Search the data below for the string "diagram". Extract every line that contains it.
:::
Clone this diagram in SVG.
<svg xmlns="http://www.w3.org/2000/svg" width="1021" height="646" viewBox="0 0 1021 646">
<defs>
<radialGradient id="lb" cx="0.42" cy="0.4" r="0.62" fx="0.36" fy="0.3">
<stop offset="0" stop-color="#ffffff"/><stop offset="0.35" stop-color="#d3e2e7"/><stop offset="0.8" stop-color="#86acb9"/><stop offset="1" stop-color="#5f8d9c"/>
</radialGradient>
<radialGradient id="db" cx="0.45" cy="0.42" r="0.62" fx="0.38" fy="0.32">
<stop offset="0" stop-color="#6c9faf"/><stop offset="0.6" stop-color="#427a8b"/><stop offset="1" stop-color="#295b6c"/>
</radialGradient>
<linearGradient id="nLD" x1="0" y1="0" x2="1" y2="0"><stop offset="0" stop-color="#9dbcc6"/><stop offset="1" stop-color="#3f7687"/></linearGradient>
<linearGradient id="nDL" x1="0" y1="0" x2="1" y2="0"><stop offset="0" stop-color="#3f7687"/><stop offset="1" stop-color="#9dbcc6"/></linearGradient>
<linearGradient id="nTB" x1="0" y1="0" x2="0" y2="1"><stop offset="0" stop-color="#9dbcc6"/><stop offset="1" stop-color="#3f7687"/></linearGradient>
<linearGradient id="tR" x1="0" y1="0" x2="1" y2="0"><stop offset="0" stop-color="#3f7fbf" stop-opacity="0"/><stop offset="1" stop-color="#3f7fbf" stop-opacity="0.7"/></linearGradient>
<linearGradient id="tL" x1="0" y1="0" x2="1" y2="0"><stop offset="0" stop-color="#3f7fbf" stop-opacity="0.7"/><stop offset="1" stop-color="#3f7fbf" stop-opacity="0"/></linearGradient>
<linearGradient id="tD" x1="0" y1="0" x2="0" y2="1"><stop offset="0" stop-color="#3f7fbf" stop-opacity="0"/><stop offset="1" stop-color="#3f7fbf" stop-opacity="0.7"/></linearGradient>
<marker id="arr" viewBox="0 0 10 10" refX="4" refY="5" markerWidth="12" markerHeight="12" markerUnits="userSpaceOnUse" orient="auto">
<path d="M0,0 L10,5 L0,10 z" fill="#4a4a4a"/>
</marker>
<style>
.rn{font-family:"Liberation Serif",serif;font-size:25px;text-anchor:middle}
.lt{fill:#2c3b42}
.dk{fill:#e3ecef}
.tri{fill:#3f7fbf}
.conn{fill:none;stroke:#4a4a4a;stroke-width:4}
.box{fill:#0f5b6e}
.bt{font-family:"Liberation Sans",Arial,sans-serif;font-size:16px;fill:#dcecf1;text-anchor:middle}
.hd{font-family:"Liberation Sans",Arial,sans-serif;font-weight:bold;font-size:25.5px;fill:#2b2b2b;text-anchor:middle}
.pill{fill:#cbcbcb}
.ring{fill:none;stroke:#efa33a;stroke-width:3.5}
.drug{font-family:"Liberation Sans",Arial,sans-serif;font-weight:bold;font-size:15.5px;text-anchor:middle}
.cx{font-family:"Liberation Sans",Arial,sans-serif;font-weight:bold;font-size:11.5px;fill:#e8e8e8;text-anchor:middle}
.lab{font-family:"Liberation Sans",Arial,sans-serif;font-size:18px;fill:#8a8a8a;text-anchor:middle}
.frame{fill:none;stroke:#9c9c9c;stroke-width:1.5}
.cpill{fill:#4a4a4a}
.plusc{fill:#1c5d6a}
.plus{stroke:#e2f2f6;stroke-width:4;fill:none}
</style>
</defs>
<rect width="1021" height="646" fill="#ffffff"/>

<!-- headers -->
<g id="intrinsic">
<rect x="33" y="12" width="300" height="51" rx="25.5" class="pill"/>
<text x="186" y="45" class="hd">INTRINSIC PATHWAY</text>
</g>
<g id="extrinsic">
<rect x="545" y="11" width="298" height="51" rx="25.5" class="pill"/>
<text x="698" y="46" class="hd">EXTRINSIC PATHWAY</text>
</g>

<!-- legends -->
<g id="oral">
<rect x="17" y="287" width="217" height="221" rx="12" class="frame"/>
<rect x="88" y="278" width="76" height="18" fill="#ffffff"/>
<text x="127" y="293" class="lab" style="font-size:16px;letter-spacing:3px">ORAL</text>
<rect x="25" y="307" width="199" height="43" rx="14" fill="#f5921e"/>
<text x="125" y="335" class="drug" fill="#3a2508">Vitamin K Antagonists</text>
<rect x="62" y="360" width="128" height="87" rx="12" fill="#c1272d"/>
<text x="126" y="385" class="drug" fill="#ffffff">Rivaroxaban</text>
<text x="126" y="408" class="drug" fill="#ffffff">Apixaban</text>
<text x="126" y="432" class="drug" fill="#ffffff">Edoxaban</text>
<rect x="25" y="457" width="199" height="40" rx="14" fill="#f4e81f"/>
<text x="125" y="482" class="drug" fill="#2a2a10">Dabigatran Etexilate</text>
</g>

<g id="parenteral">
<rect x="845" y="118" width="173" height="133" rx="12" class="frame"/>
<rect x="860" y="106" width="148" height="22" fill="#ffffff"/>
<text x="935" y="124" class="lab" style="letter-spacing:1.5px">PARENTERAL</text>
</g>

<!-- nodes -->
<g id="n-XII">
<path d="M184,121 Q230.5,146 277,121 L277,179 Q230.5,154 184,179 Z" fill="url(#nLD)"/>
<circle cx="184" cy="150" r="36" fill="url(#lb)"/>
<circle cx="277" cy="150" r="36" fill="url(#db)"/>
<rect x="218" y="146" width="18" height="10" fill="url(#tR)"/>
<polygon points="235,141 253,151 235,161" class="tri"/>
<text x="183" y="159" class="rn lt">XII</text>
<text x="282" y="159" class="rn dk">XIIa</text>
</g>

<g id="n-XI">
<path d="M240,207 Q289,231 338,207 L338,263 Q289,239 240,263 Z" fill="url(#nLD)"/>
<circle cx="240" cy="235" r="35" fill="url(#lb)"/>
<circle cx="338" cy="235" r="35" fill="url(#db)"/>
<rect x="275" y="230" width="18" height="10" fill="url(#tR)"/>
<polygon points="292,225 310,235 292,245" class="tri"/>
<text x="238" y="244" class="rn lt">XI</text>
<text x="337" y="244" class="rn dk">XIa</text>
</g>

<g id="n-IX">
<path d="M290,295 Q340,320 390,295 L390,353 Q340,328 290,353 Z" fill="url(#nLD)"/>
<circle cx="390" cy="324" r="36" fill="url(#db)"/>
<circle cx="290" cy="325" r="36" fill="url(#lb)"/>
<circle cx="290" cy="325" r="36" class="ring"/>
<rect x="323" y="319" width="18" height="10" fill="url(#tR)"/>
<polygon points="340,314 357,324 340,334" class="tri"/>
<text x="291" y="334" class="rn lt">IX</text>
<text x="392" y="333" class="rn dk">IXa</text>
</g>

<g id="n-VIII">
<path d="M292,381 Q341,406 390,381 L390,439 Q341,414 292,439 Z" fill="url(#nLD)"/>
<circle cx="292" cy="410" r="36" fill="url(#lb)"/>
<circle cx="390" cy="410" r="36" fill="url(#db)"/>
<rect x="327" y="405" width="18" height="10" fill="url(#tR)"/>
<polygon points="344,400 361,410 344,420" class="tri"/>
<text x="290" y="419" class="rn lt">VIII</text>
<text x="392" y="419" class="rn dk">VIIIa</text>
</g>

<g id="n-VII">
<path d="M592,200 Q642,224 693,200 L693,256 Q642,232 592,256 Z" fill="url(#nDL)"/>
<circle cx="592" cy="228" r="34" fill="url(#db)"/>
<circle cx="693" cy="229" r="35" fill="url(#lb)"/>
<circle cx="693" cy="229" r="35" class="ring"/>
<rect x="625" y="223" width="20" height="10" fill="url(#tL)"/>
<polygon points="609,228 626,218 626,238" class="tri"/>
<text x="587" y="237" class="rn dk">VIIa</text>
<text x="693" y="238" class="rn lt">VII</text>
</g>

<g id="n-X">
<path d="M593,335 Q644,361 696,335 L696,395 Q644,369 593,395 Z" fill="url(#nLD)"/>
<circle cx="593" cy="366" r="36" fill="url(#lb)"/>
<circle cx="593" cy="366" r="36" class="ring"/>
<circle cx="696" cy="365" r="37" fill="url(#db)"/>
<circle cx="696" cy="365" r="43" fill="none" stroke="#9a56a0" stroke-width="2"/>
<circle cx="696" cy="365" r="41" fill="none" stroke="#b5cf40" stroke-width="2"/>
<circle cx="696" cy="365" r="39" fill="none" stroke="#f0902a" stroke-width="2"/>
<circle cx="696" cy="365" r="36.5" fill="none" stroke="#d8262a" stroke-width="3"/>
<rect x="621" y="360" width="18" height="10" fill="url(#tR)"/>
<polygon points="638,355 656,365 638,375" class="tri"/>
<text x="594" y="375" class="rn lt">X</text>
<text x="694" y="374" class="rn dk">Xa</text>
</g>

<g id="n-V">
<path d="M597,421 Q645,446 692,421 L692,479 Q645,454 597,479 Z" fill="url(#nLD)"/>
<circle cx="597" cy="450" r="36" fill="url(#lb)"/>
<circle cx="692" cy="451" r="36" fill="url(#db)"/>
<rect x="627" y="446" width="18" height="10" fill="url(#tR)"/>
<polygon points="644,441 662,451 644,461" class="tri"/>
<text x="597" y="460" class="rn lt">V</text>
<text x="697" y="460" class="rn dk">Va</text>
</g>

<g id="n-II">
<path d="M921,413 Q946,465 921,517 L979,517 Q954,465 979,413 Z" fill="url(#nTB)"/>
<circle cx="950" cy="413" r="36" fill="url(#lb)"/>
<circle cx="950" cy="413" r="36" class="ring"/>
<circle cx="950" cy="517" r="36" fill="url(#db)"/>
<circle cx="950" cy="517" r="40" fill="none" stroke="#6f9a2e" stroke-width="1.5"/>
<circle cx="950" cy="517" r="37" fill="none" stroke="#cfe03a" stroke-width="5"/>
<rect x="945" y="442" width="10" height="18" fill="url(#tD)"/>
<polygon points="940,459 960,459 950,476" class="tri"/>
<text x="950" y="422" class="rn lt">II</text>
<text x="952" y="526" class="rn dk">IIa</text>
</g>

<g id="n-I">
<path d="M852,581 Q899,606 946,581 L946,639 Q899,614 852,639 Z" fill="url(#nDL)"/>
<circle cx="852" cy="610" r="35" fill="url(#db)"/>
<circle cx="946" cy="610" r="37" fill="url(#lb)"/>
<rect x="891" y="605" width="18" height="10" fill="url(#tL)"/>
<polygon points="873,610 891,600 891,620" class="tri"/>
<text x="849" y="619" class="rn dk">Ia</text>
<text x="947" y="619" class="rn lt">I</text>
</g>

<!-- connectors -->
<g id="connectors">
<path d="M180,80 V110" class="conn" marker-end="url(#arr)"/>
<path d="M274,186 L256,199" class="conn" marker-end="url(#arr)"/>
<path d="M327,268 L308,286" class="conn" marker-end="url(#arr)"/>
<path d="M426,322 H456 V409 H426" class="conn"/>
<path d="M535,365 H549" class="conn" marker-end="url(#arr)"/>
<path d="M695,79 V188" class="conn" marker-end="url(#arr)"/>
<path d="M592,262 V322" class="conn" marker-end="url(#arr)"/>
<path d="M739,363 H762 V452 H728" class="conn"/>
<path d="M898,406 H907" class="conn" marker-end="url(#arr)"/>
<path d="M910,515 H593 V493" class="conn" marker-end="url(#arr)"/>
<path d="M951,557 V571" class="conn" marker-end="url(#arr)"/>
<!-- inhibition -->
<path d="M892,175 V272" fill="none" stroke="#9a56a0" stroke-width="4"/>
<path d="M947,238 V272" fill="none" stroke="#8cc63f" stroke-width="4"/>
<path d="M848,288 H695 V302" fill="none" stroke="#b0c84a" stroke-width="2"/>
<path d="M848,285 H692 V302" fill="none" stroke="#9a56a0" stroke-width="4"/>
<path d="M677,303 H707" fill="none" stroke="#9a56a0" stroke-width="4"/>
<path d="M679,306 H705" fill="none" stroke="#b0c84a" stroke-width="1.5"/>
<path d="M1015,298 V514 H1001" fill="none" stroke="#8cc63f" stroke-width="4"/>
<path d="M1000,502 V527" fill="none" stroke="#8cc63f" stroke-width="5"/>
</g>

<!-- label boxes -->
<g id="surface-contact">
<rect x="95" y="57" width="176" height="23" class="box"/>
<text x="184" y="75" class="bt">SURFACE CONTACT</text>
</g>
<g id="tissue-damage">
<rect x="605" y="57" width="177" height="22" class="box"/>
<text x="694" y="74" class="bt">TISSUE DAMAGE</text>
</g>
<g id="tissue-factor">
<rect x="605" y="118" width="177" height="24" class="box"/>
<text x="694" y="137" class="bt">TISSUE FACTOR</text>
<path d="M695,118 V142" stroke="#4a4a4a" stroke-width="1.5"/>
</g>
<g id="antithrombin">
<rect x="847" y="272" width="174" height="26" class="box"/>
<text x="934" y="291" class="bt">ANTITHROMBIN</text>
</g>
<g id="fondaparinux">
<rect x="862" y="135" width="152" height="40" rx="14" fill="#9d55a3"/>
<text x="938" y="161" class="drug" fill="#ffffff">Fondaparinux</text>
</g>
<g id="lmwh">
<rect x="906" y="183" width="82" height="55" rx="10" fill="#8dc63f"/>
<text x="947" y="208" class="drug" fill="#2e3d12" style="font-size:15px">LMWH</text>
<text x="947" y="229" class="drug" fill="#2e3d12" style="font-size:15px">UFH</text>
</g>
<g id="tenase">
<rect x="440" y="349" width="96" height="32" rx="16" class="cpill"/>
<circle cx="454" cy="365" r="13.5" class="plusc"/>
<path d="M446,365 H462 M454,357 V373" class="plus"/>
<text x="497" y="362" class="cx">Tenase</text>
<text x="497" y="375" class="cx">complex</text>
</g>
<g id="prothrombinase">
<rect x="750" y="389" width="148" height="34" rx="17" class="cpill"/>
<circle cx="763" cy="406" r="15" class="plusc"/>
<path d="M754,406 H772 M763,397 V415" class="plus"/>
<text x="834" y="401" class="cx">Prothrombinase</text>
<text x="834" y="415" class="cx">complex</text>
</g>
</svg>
:::
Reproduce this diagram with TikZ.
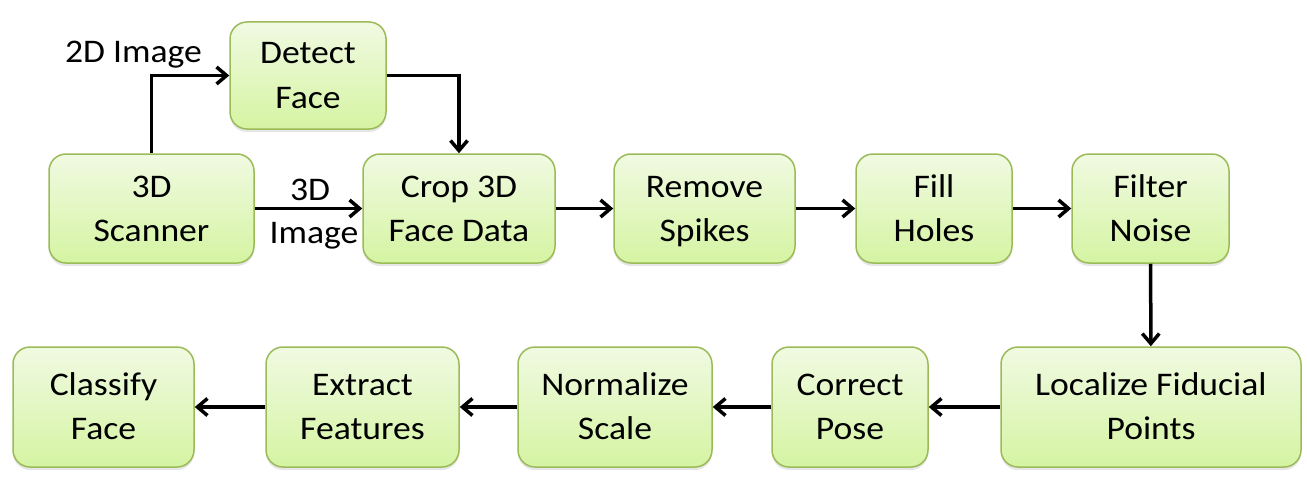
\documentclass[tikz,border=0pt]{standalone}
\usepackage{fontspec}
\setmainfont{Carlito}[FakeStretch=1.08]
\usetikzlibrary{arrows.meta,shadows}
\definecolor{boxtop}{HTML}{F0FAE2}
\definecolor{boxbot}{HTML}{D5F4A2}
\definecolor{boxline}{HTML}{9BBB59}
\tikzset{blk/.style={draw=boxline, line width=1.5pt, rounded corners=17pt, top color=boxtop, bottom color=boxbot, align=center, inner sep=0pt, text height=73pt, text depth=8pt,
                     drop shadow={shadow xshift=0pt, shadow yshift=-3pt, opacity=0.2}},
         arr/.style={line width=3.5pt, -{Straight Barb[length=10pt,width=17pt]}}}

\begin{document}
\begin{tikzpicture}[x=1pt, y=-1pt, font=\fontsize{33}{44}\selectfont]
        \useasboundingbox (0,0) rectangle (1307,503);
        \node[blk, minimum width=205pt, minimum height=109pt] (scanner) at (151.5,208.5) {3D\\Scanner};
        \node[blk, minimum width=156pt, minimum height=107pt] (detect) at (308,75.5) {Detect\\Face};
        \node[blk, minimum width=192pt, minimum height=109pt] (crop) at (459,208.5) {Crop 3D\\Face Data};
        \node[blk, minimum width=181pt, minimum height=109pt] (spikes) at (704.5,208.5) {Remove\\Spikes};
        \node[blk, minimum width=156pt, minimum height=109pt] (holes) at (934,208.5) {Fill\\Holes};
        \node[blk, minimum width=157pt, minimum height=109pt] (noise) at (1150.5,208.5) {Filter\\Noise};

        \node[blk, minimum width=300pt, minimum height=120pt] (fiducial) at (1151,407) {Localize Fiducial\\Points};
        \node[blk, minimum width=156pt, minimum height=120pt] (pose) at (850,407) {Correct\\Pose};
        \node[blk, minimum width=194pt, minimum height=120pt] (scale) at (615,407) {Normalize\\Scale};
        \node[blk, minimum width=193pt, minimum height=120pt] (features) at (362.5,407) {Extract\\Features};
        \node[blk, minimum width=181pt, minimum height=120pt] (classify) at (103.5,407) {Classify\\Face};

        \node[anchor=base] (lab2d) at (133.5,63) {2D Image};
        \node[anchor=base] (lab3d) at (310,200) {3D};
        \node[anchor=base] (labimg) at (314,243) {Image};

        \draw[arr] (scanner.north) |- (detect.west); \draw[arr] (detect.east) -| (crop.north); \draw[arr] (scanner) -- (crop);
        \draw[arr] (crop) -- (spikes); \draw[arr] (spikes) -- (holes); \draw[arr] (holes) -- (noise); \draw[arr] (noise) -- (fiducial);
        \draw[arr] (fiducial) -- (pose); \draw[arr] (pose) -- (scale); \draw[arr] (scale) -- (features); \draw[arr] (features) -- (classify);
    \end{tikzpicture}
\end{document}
:::
Task result -
Clone this diagram in SVG.
Reproduce this diagram with TikZ.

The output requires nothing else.